A importância dos números

Um confesso defensor da vida ao seu mais extremo limite, ao ponto de não admitir, sequer, as excepções que a lei actual estabelece para a licitude do aborto, confunde-me. Porque, sem precisar de ir mais longe, Alonso, lembro-te que uma das causas de exclusão da ilicitude previstas na lei actual consiste no perigo de vida da mãe - vida essa que, para ti, é irrelevante face à vida do feto, que deve, defendes tu, prevalecer a qualquer custo - mesmo que esse custo seja a morte da mãe. Donde eu depreendo, Alonso, que o que tu defendes com fervor é, afinal, apenas a vida do feto - o que é, convenhamos, um conceito ético de vida de âmbito bem restrito. O que torna a tua causa bem mais... estranha.

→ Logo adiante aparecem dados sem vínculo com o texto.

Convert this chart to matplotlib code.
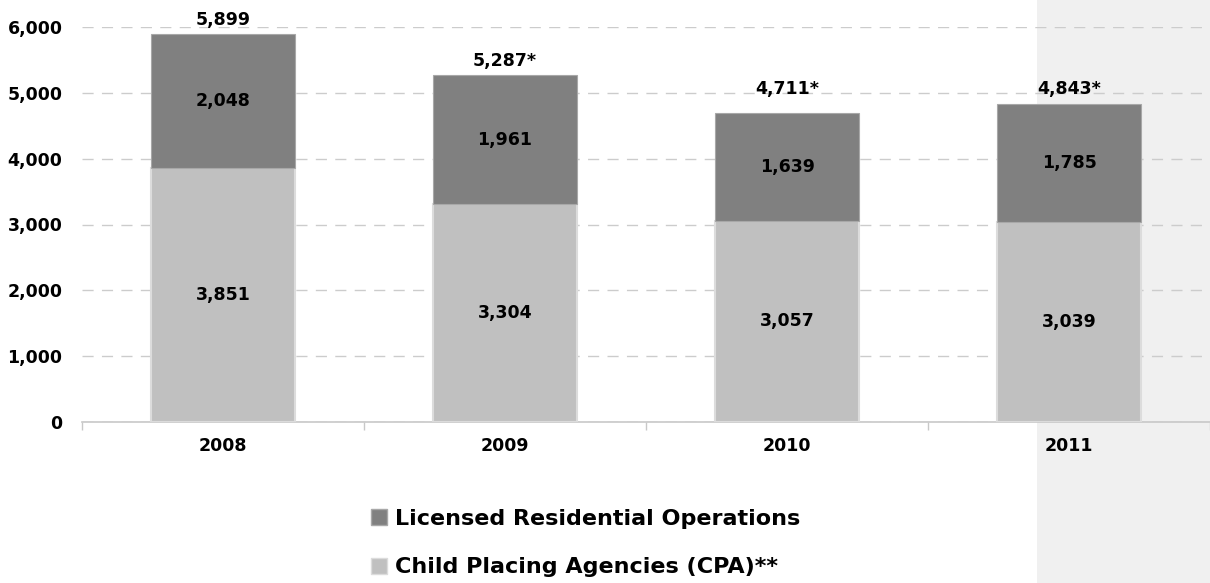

Quanto à tua persistência na ideia de que "despenalizar é liberalizar" (que belo panfleto isto daria, heim?), e tendo em conta que já estou em fase de crescente agastamento a lembrar-te a evidência de que uma sociedade se regula e ordena por muitas outras ordens, para além da ordem jurídica que tu, sem querer, endeusas, vou exemplificar a questão pedindo-te para imaginares que, amanhã, te apetecia sair à rua de saltos altos e e chapéu de plumas, no mais puro estilo das corridas de Ascot. É crime? Não. Ias preso? Claro que não. No entanto, não sairás (supunhamos que te apetecia muito, mesmo muito) assim à rua amanhã, pois não? Pois não. Porquê?

Não percebo muito bem onde vês hipocrisia nos defensores do "sim" ao referirem a ignomínia dos julgamentos das mulheres que abortaram na vigência da actual lei. E tu referes que foram poucos, esses julgamentos. Acompanhas, portanto, o D. Luciano Guerra(*) na sua brilhante tese do grau de escândalo social do pecado: quanto menos se souber, menos pecado é. Se a adaptarmos à tua excelente nota sobre a inexpressividade do número de julgamentos, teremos então que, para ti, os defensores da despenalização não têm razão porque a lei actual pode manter-se, desde que todos façamos de conta que ela não existe.

(*) Não comentaste a entrevista que te indiquei no outro post. Leste? E então, o que me dizes?